Exercise aim >> Each line containing the word "this" must be reported.

Task inputs >>
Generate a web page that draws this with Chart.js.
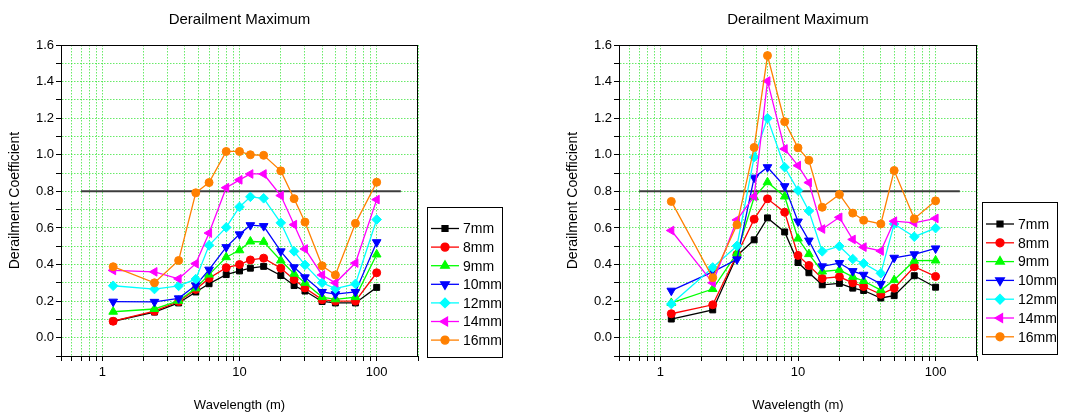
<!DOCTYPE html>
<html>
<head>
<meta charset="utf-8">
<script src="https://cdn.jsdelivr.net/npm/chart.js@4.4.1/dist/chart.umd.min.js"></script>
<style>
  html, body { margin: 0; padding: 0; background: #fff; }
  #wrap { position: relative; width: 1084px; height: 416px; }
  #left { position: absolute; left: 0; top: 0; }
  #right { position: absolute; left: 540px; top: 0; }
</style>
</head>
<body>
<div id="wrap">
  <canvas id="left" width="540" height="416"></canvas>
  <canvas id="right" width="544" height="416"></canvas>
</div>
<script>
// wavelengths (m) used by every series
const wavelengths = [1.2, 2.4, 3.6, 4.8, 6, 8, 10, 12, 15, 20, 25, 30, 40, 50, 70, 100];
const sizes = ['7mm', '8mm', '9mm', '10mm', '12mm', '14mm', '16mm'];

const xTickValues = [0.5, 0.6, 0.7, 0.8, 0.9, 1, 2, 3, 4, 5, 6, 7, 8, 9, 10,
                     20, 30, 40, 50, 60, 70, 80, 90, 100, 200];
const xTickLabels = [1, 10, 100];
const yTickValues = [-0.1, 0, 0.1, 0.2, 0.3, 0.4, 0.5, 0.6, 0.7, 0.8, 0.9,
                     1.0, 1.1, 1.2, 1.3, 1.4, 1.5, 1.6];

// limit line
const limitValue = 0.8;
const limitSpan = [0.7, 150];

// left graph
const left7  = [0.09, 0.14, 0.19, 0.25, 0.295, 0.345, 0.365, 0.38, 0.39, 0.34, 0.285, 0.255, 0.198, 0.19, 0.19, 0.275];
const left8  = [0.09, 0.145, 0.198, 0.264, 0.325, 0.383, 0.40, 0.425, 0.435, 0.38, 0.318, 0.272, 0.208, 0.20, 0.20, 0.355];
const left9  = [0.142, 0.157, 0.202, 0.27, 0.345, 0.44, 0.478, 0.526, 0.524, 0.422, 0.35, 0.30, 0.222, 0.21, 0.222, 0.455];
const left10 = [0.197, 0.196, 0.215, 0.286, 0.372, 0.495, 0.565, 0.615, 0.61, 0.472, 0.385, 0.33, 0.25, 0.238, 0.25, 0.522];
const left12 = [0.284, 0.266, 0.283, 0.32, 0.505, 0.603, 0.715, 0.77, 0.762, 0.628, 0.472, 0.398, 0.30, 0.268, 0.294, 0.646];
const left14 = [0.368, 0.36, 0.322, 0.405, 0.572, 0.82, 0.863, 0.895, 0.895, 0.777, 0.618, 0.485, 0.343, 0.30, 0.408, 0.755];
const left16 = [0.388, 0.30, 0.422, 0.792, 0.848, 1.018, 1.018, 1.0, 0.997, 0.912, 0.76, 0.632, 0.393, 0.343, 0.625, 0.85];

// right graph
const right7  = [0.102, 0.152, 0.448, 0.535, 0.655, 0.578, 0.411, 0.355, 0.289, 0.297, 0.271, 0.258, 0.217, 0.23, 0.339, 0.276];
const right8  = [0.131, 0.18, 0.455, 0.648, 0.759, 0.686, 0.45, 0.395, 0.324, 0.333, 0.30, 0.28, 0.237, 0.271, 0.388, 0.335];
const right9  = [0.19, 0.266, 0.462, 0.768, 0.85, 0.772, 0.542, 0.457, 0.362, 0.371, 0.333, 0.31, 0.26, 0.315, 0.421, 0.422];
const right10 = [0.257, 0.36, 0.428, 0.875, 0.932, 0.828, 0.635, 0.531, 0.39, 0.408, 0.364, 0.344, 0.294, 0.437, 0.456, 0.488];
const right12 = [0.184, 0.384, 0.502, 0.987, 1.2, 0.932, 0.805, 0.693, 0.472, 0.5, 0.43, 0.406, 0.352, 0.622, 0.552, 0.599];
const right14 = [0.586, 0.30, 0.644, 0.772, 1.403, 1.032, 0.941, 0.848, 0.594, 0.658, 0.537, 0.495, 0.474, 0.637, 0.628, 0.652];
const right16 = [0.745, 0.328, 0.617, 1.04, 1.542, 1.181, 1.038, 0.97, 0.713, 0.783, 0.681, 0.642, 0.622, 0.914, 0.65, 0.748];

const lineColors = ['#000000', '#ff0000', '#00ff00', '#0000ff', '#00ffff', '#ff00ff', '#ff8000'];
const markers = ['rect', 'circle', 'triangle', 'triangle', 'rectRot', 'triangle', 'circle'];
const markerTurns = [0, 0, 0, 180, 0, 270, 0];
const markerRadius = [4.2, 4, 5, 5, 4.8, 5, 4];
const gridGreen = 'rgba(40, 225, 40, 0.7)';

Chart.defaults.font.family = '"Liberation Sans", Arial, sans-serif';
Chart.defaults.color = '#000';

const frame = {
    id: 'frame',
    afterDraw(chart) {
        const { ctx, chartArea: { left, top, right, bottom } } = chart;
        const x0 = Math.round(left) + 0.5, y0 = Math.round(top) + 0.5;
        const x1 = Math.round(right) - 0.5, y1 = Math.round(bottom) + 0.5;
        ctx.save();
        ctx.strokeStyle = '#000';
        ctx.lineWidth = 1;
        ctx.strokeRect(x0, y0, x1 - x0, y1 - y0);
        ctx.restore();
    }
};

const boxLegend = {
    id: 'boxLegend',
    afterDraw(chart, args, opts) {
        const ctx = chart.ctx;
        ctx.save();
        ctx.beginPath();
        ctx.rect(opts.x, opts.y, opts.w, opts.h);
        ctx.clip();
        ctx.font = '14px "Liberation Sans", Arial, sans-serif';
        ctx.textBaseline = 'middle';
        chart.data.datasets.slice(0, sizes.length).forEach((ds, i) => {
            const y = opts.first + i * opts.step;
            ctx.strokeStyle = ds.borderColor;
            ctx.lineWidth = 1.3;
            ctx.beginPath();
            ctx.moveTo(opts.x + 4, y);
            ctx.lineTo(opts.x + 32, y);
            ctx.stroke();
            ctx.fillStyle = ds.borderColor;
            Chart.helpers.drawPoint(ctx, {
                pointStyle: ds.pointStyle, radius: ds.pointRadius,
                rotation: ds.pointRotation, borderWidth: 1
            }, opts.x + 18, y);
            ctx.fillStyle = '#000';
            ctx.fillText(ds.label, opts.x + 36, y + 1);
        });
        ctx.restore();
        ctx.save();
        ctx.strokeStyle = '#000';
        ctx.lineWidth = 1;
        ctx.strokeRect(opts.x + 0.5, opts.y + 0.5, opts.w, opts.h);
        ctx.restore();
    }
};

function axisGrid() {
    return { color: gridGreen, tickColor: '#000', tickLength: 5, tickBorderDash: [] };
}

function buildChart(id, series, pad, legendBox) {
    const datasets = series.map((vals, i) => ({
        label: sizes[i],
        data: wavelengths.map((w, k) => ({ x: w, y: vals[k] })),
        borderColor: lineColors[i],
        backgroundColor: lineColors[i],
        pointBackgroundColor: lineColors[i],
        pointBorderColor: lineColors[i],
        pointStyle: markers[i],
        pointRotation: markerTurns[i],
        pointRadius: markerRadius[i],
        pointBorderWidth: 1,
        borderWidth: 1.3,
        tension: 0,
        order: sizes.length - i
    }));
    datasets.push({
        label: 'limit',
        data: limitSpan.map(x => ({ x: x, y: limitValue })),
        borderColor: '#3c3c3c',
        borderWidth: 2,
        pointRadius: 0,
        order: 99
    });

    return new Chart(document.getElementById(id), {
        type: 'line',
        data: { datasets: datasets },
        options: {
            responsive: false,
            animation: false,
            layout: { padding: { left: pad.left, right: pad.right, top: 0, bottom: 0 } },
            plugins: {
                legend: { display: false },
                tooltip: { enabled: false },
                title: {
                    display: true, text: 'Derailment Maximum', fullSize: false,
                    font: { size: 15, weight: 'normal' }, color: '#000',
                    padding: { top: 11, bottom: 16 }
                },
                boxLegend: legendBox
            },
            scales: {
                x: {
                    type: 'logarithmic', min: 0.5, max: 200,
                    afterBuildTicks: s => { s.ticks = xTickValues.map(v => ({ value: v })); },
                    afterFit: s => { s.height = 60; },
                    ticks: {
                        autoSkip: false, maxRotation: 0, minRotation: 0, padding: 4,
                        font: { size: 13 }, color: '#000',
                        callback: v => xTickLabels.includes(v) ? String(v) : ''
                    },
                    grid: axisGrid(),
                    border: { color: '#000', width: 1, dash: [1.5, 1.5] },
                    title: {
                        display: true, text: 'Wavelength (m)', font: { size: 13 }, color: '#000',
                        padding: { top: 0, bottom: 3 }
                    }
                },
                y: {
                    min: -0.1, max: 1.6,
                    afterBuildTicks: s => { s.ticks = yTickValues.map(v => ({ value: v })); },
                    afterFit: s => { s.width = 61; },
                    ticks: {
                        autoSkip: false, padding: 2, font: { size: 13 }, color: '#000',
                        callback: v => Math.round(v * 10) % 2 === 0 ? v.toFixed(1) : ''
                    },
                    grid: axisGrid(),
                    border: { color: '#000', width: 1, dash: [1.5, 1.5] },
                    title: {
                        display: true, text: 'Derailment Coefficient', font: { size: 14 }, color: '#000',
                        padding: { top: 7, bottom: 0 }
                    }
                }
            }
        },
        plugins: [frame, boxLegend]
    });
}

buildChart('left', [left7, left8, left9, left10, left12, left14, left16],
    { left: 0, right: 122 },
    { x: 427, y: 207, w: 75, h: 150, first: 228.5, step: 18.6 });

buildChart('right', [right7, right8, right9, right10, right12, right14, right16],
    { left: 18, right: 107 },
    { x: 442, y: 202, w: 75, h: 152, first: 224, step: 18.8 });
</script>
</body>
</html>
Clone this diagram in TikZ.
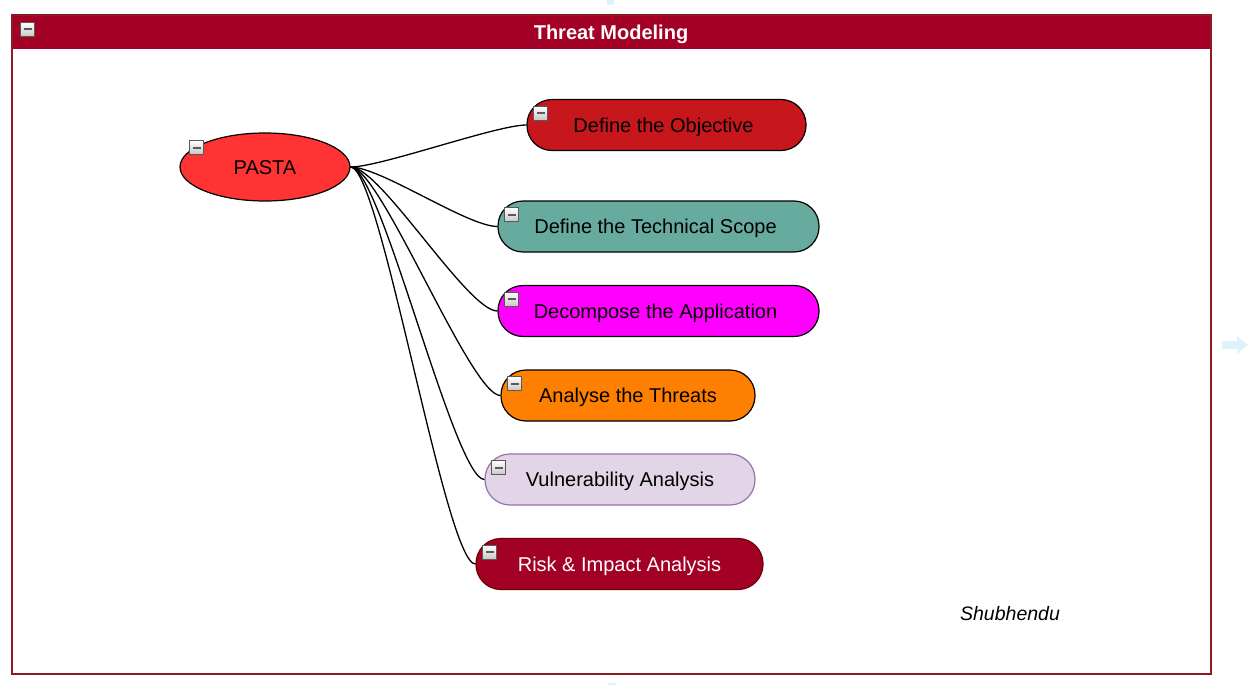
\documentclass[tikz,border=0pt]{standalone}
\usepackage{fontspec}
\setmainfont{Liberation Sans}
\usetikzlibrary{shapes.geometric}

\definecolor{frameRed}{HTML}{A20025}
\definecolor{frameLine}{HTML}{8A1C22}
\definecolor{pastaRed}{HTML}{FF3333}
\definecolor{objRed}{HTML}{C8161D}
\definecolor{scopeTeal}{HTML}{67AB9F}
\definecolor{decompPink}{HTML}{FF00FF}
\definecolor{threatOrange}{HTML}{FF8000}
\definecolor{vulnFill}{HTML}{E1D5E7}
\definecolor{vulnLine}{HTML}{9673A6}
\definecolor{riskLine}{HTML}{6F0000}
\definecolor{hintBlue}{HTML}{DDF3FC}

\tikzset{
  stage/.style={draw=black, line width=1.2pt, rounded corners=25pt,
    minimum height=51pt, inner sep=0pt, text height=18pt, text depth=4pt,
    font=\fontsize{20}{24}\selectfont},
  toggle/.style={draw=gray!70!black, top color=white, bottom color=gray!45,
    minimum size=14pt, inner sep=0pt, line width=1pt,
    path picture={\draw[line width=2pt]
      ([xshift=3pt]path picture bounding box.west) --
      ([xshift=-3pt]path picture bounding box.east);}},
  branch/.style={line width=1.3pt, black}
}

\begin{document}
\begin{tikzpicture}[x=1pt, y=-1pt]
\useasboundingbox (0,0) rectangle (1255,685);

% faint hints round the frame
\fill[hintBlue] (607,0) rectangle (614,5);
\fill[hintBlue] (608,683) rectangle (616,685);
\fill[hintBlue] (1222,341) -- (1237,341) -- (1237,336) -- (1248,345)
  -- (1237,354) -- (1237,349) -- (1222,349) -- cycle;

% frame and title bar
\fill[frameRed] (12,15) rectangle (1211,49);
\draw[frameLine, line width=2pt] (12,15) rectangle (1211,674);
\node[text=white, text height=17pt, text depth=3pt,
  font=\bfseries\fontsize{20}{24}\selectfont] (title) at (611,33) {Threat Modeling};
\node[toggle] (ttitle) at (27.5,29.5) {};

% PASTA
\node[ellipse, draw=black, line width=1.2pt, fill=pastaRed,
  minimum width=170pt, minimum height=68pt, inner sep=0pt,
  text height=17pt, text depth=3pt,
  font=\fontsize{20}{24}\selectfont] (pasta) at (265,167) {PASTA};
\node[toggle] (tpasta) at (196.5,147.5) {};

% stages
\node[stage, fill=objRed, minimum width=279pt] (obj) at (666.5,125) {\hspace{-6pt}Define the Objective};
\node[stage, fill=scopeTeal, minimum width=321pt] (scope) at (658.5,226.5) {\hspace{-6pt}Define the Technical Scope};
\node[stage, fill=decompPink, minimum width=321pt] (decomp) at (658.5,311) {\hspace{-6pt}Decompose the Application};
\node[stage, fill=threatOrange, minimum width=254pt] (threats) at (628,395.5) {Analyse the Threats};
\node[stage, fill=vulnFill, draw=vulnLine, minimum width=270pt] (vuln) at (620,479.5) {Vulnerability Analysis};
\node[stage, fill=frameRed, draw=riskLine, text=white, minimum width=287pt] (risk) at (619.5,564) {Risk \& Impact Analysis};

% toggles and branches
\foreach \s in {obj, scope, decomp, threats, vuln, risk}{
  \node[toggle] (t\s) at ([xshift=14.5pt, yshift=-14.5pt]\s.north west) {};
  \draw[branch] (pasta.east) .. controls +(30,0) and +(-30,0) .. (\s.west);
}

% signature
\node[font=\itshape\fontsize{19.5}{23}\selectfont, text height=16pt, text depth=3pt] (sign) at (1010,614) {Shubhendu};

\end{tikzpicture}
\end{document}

Finished task >>
Generate a web page that draws this with Chart.js.
Clone this diagram in TikZ.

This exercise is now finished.